The report’s recommendations were based on modelling eight different building types across four climate zones.

It investigated the costs and benefits to society of simple energy efficiency and on-site renewable energy opportunities.

The analysis assessed upfront costs associated with improvements, as well as benefits from reduced energy bills, downsizing of heating, cooling and ventilation equipment, and reduced network costs.

SBRC Director Professor Paul Cooper said the NCC is a critical policy lever to achieve zero carbon new construction, because it influences both the building envelope – the walls, roof and windows that separate the indoors from the outside world – and fixed equipment such as air conditioners and water heaters.

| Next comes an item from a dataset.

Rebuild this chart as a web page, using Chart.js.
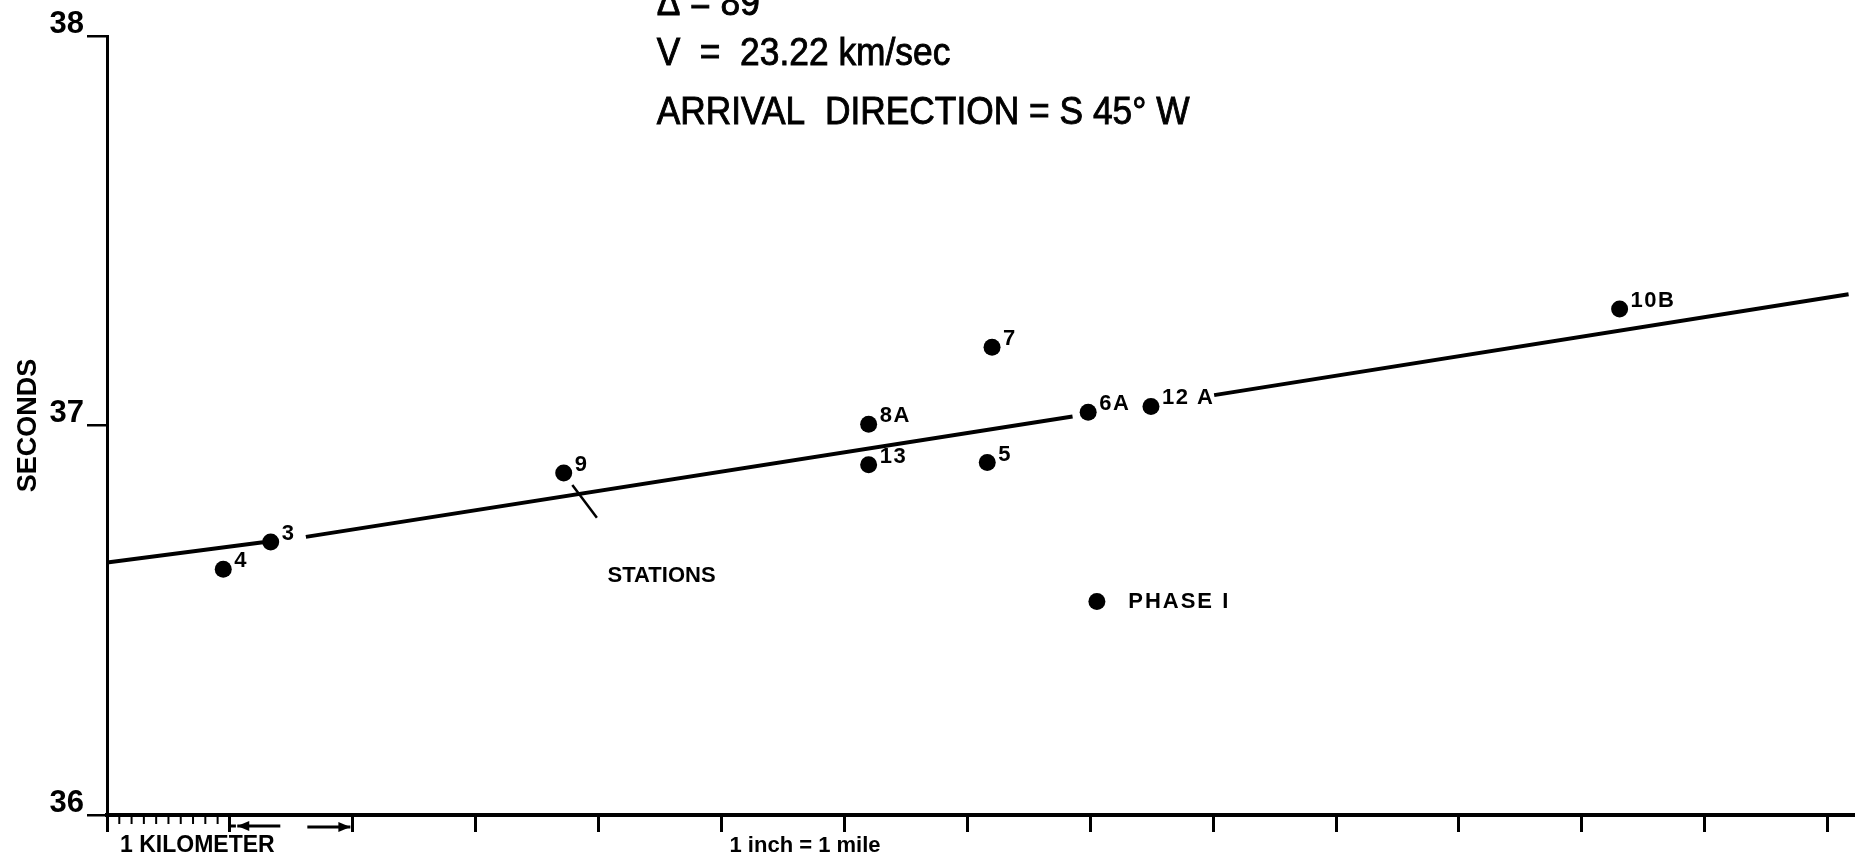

Yet, energy requirements in the Code have not shifted substantially in a decade.

“By 2050, more than half of Australia's building stock will have been built after the next update of the NCC in 2019. Reducing the energy consumption of new buildings is an important part of the solution to transitioning to a zero-carbon energy system,” Professor Cooper said.

“Our researchers have carried out the vitally important and complex work of modelling the future energy performance of a range of residential buildings designed to meet the proposed enhancements to the stringency of the NCC.

“The comprehensive energy simulation results generated by the SBRC team underpin all the findings for residential buildings sector in the Built to Perform report, and will give policy-makers, industry and the community greater certainty as to the benefits of changes to the NCC.

“This work builds on and is complemented by UOW’s broader research into ways to improve the sustainability of buildings and to move us towards net zero energy homes - which includes our inspirational student demonstration projects such as the Desert Rose and Illawarra Flame Solar Decathlon House projects.”

The report also concluded that as the costs of solar PV and battery storage rapidly reduce, adding on-site renewable energy into the Code could deliver significant additional gains.

Professor Tony Arnel, Chair of ASBEC’s Building Code Task Group and President of the Energy Efficiency Council said: “If developers and manufacturers know how the Code requirements will evolve over the next 15 years, this will provide the regulatory certainty industry needs to plan and invest in new technologies, delivering higher building energy performance at lower cost.”

ASBEC Executive Director Suzanne Toumbourou said the NCC needs to be “zero-carbon ready”, ensuring that today’s new builds are prepared to operate in a zero-carbon future.

“We welcome proposed improvements to the 2019 National Construction Code to advance energy performance in commercial buildings and adjust the requirements for residential buildings,” Ms Toumbourou said.

“However, to meet the full potential of the Code, we need to shift away from ad-hoc, periodic updates.

"Governments must agree to a longer-term plan with targets and a clear, regulated and transparent process for Code updates out to 2030, starting with a step-change in residential standards in 2022.”

Ms Toumbourou said delaying changes to the NCC would lock in higher energy bills, electricity network costs and carbon emissions.


  • Energy standards in Australia’s National Construction Code (NCC) must be urgently upgraded if new buildings are to be fit for a zero-carbon future.